From 2012 to 2017, the members of the Linde AG Executive Board and other key employees participated in Linde AG’s share-based incentive program for executives (the “Linde LTIP”), and, to date, still hold awards under the Linde LTIP. Under the Linde LTIP, members of the Linde AG Executive Board and other key employees were granted Linde stock options to subscribe for Linde AG Shares at an exercise price of €2.56 per share (“Linde Stock Options”), subject to a four-year waiting period and the fulfillment of certain performance and other conditions. To become entitled to exercise Linde Stock Options, the Linde LTIP requires each beneficiary to continue to be employed with The Linde Group throughout the applicable waiting periods (subject to certain “good leaver” provisions). In addition, beneficiaries belonging to certain top management levels of The Linde Group (including the members of the Linde AG Executive Board) were required to make a personal investment in a specific number of Linde AG Shares (“Investment Shares”) and to continue to hold such Investment Shares throughout the applicable waiting periods. Linde AG awards one matching Linde AG Share for free for each Investment Share held throughout the applicable waiting period (“Linde Matching Share Rights”, and collectively with Linde Stock Options, the “Linde Equity Awards”). All other beneficiaries were not required to acquire and hold Investment Shares to obtain Linde Stock Options, provided that if they did so voluntarily, they were entitled to receive Linde Matching Share Rights. According to the terms of the Linde LTIP, Linde AG may deviate from certain requirements of the plan conditions (e.g., by allowing for a cash settlement), in particular to comply with applicable local laws in certain jurisdictions. Both the Linde Stock Options and the Linde Matching Share Rights were granted under the Linde LTIP in annual tranches. The last tranche was granted in June 2017.

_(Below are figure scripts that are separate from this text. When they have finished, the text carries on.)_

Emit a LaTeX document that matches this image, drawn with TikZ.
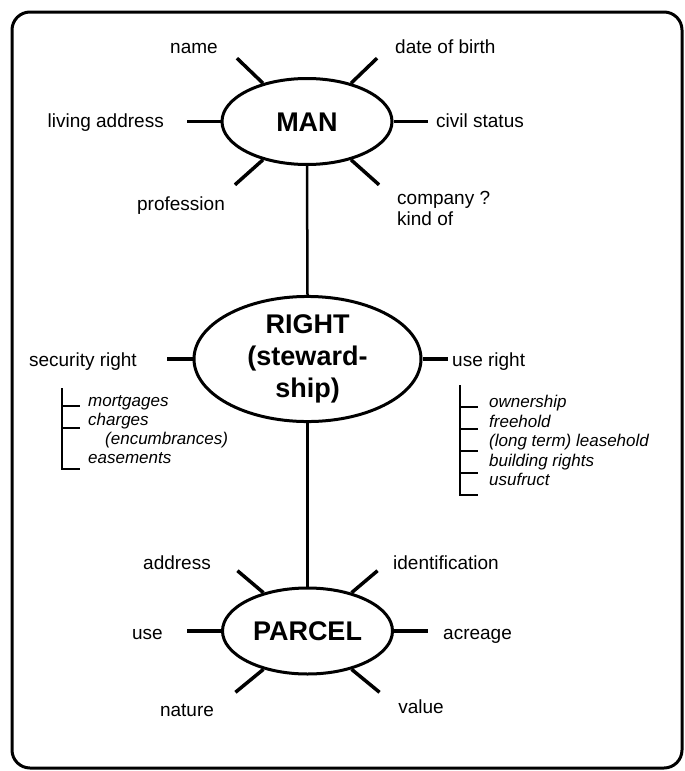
\documentclass[tikz,border=0pt]{standalone}
\usepackage{fontspec}
\setmainfont{Liberation Sans}
\usetikzlibrary{shapes.geometric}
\begin{document}
\begin{tikzpicture}[x=1pt,y=-1pt,
  lbl/.style={font=\fontsize{19}{21}\selectfont, inner sep=0pt, text height=14pt, text depth=4pt},
  itl/.style={font=\fontsize{17}{19}\selectfont\itshape, inner sep=0pt, text height=12.5pt, text depth=3.5pt, anchor=west},
  ent/.style={ellipse, draw, line width=3pt, inner sep=0pt, font=\fontsize{27}{32}\selectfont\bfseries},
  spoke/.style={line width=3.5pt},
  link/.style={line width=2.5pt},
  brk/.style={line width=2pt}]
\useasboundingbox (0,0) rectangle (685,771);
\draw[line width=3pt, rounded corners=18pt] (12,12) rectangle (682,768);

% entities
\node[ent, minimum width=170pt, minimum height=86pt, text height=19pt, text depth=0pt] (man) at (307,121.5) {MAN};
\node[ent, minimum width=227pt, minimum height=104pt, align=center] (right) at (307.5,359) {RIGHT\\(steward-\\ship)};
\node[ent, minimum width=170pt, minimum height=86pt, text height=19pt, text depth=0pt] (parcel) at (307.5,631) {PARCEL};

% main connectors
\draw[link] (man.south) -- (right.north);
\draw[link] (right.south) -- (parcel.north);

% MAN spokes and labels
\draw[spoke] (man.139) -- ++(-26,-25) coordinate (m1);
\draw[spoke] (man.41) -- ++(26,-25) coordinate (m2);
\draw[spoke] (man.west) -- ++(-34,0) coordinate (m3);
\draw[spoke] (man.east) -- ++(34,0) coordinate (m4);
\draw[spoke] (man.221) -- ++(-28,25) coordinate (m5);
\draw[spoke] (man.319) -- ++(28,25) coordinate (m6);
\node[lbl] (name) at (194,48) {name};
\node[lbl, anchor=west] (dob) at (395,48) {date of birth};
\node[lbl, anchor=east] (living) at (164,122) {living address};
\node[lbl, anchor=west] (civil) at (436,122) {civil status};
\node[lbl] (prof) at (181,205) {profession};
\node[lbl, anchor=west] (comp) at (397,199) {company ?};
\node[lbl, anchor=west] (kind) at (397,220) {kind of};

% RIGHT spokes and labels
\draw[spoke] (right.west) -- ++(-26,0) coordinate (r1);
\draw[spoke] (right.east) -- ++(25,0) coordinate (r2);
\node[lbl, anchor=east] (sec) at (137,361) {security right};
\node[lbl, anchor=west] (use) at (452,361) {use right};

% security right list
\coordinate (sa) at (62,388);
\coordinate (sb) at (62,469);
\draw[brk] (sa) -- (sb) -- ++(18,0);
\draw[brk] (62,406) -- ++(18,0);
\draw[brk] (62,428) -- ++(18,0);
\node[itl] (mort) at (88,402) {mortgages};
\node[itl] (charg) at (88,421) {charges};
\node[itl] (encum) at (105,440) {(encumbrances)};
\node[itl] (ease) at (88,459) {easements};

% use right list
\coordinate (ua) at (460,385);
\coordinate (ub) at (460,495);
\draw[brk] (ua) -- (ub) -- ++(18,0);
\foreach \yy in {407,429,451,473} \draw[brk] (460,\yy) -- ++(18,0);
\node[itl] (own) at (489,403) {ownership};
\node[itl] (free) at (489,423) {freehold};
\node[itl] (lease) at (489,442) {(long term) leasehold};
\node[itl] (build) at (489,462) {building rights};
\node[itl] (usu) at (489,481) {usufruct};

% PARCEL spokes and labels
\draw[spoke] (parcel.139) -- ++(-26,-22) coordinate (p1);
\draw[spoke] (parcel.41) -- ++(26,-22) coordinate (p2);
\draw[spoke] (parcel.west) -- ++(-34,0) coordinate (p3);
\draw[spoke] (parcel.east) -- ++(34,0) coordinate (p4);
\draw[spoke] (parcel.221) -- ++(-28,23) coordinate (p5);
\draw[spoke] (parcel.319) -- ++(28,23) coordinate (p6);
\node[lbl, anchor=east] (addr) at (211,564) {address};
\node[lbl, anchor=west] (ident) at (393,564) {identification};
\node[lbl, anchor=east] (puse) at (163,634) {use};
\node[lbl, anchor=west] (acre) at (443,634) {acreage};
\node[lbl] (nat) at (187,711) {nature};
\node[lbl] (val) at (421,708) {value};
\end{tikzpicture}
\end{document}
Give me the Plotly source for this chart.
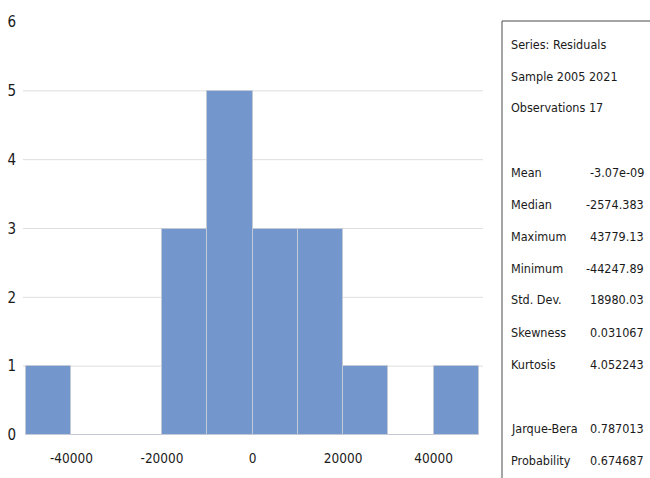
import plotly.graph_objects as go

# Residual histogram: bin edges and counts per bin
bin_edges = [-50000, -40000, -30000, -20000, -10000, 0, 10000, 20000, 30000, 40000, 50000]
bin_counts = [1, 0, 0, 3, 5, 3, 3, 1, 0, 1]

x_ticks = [-40000, -20000, 0, 20000, 40000]
y_ticks = [0, 1, 2, 3, 4, 5, 6]
grid_levels = [1, 2, 3, 4, 5]

# Descriptive statistics panel
header_lines = ["Series: Residuals", "Sample 2005 2021", "Observations 17"]
stat_names = ["Mean", "Median", "Maximum", "Minimum", "Std. Dev.", "Skewness", "Kurtosis"]
stat_values = ["-3.07e-09", "-2574.383", "43779.13", "-44247.89", "18980.03", "0.031067", "4.052243"]
test_names = ["Jarque-Bera", "Probability"]
test_values = ["0.787013", "0.674687"]

W, H = 650, 478
ML, MR, MT, MB = 23, 167, 22, 43
PW, PH = W - ML - MR, H - MT - MB

FONT = "DejaVu Sans Condensed, Liberation Sans Narrow, sans-serif"
TXT = "#1a1a1a"
STAT_SIZE = 12.5


def px_x(px):
    return (px - ML) / PW


def px_y(py):
    return (H - MB - py) / PH


centers = [(a + b) / 2 for a, b in zip(bin_edges[:-1], bin_edges[1:])]
widths = [b - a for a, b in zip(bin_edges[:-1], bin_edges[1:])]

fig = go.Figure()
fig.add_trace(go.Bar(
    x=centers, y=bin_counts, width=widths,
    marker=dict(color="#7396cc", line=dict(color="#c3cad6", width=1)),
    hoverinfo="x+y",
))

shapes = []
for g in grid_levels:
    shapes.append(dict(type="line", xref="paper", yref="y", x0=0, x1=1, y0=g, y1=g,
                       line=dict(color="#dedede", width=1), layer="below"))

# statistics panel frame (top and left edges)
shapes.append(dict(type="line", xref="paper", yref="paper",
                   x0=px_x(502), x1=px_x(651), y0=px_y(21), y1=px_y(21),
                   line=dict(color="#4a4a4a", width=1)))
shapes.append(dict(type="line", xref="paper", yref="paper",
                   x0=px_x(502), x1=px_x(502), y0=px_y(21), y1=px_y(480),
                   line=dict(color="#4a4a4a", width=1)))

annotations = []


def row_y(i):
    return px_y(44 + 32 * i)


def add_text(i, s, px, anchor):
    annotations.append(dict(text=s, xref="paper", yref="paper", x=px_x(px), y=row_y(i),
                            xanchor=anchor, yanchor="middle", showarrow=False,
                            font=dict(family=FONT, size=STAT_SIZE, color=TXT)))


for i, s in enumerate(header_lines):
    add_text(i, s, 509, "left")
for j, (n, v) in enumerate(zip(stat_names, stat_values)):
    add_text(4 + j, n, 509, "left")
    add_text(4 + j, v, 646, "right")
for j, (n, v) in enumerate(zip(test_names, test_values)):
    add_text(12 + j, n, 509, "left")
    add_text(12 + j, v, 646, "right")

fig.update_layout(
    width=W, height=H,
    margin=dict(l=ML, r=MR, t=MT, b=MB, pad=0),
    paper_bgcolor="white", plot_bgcolor="white",
    showlegend=False, bargap=0,
    shapes=shapes, annotations=annotations,
    font=dict(family=FONT, size=13, color=TXT),
    xaxis=dict(range=[-50700, 50900], tickvals=x_ticks, ticktext=[str(v) for v in x_ticks],
               showgrid=False, zeroline=False, automargin=False,
               showline=False, ticks="", ticklabelstandoff=13,
               tickfont=dict(family=FONT, size=13.5, color=TXT)),
    yaxis=dict(range=[0, 6], tickvals=y_ticks, ticktext=[str(v) for v in y_ticks],
               showgrid=False, zeroline=False, automargin=False,
               showline=False, ticks="", ticklabelstandoff=6,
               tickfont=dict(family=FONT, size=15, color=TXT)),
)

fig.write_html("out.html")
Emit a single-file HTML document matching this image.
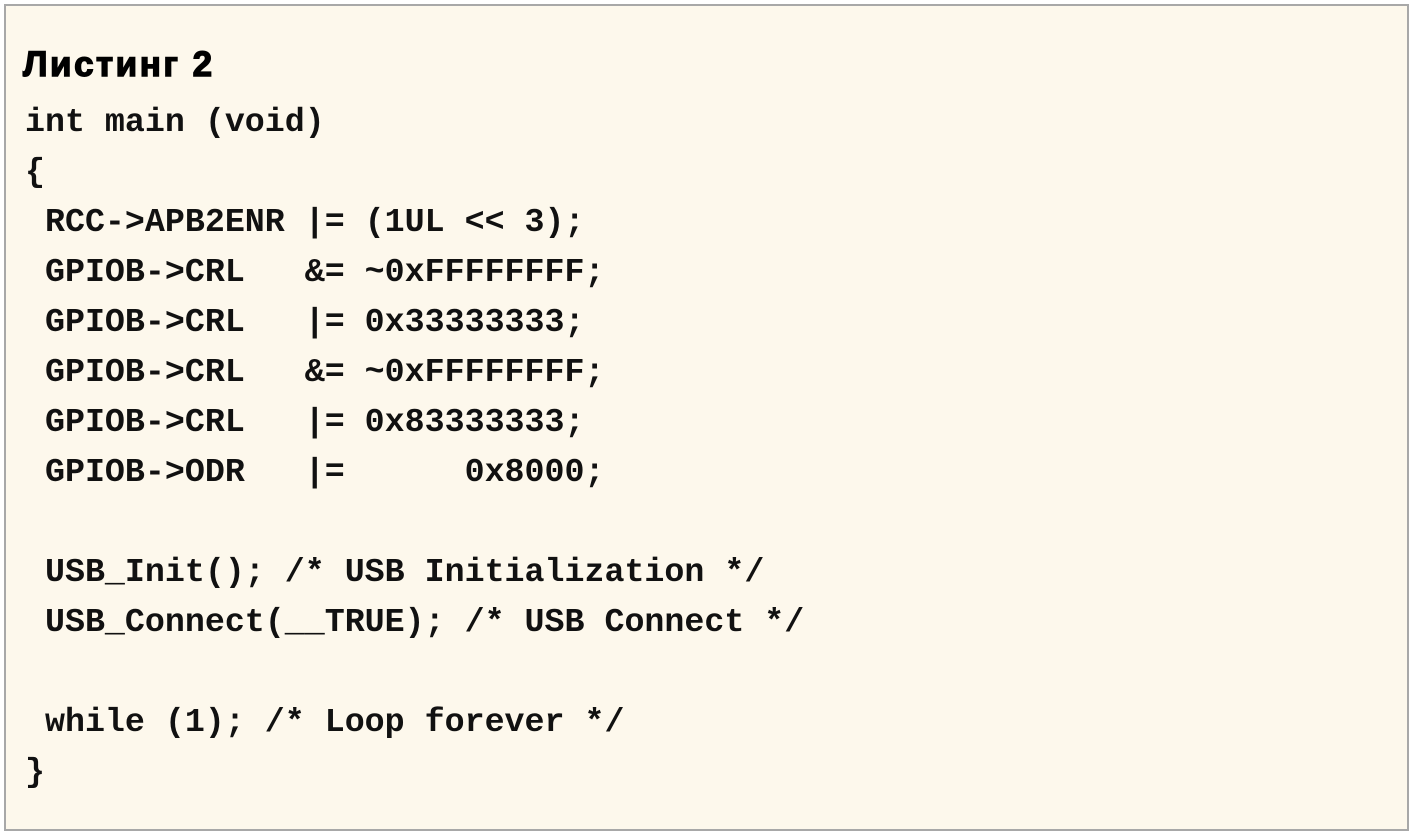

The Business Combination Agreement provides that, in connection with the Business Combination, as a general matter, the Linde LTIP and the outstanding Linde Equity Awards that were granted under the Linde LTIP will be terminated. Upon such termination, each outstanding Linde Equity Award for which the applicable waiting period has not yet expired will be partially paid out in cash by Linde AG or the local employer and partially replaced with Linde plc equity awards under a new Long Term Incentive Plan 2018 of Linde plc (the “Linde LTIP 2018”) that are subject to vesting based on continued service until the end of the four-year waiting period applicable to the relevant Linde Equity Award (subject to certain “good leaver” provisions). The extent to which each Linde Equity Award will be paid out in cash, as opposed to being replaced with Linde plc equity awards, will be based on the valuation underlying the payout in cash and on the extent to which the award’s waiting period has elapsed as of completion of the Exchange Offer. Linde plc will grant replacement Linde plc stock options in respect of terminated Linde Stock Options to the extent the waiting period applicable to the terminated Linde Stock Options will not have elapsed up to the time of consummation of the Exchange Offer and it will grant Linde plc RSUs in respect of terminated Linde Matching Share Rights to the extent the waiting period applicable to the terminated Linde Matching Share Rights will not have elapsed up to the time of consummation of the Exchange Offer. Exercisable Linde Stock Options granted in 2014, for which the waiting period has lapsed in June 2018 and which have not been exercised prior to termination, will be fully paid out in cash by Linde AG or the local employer.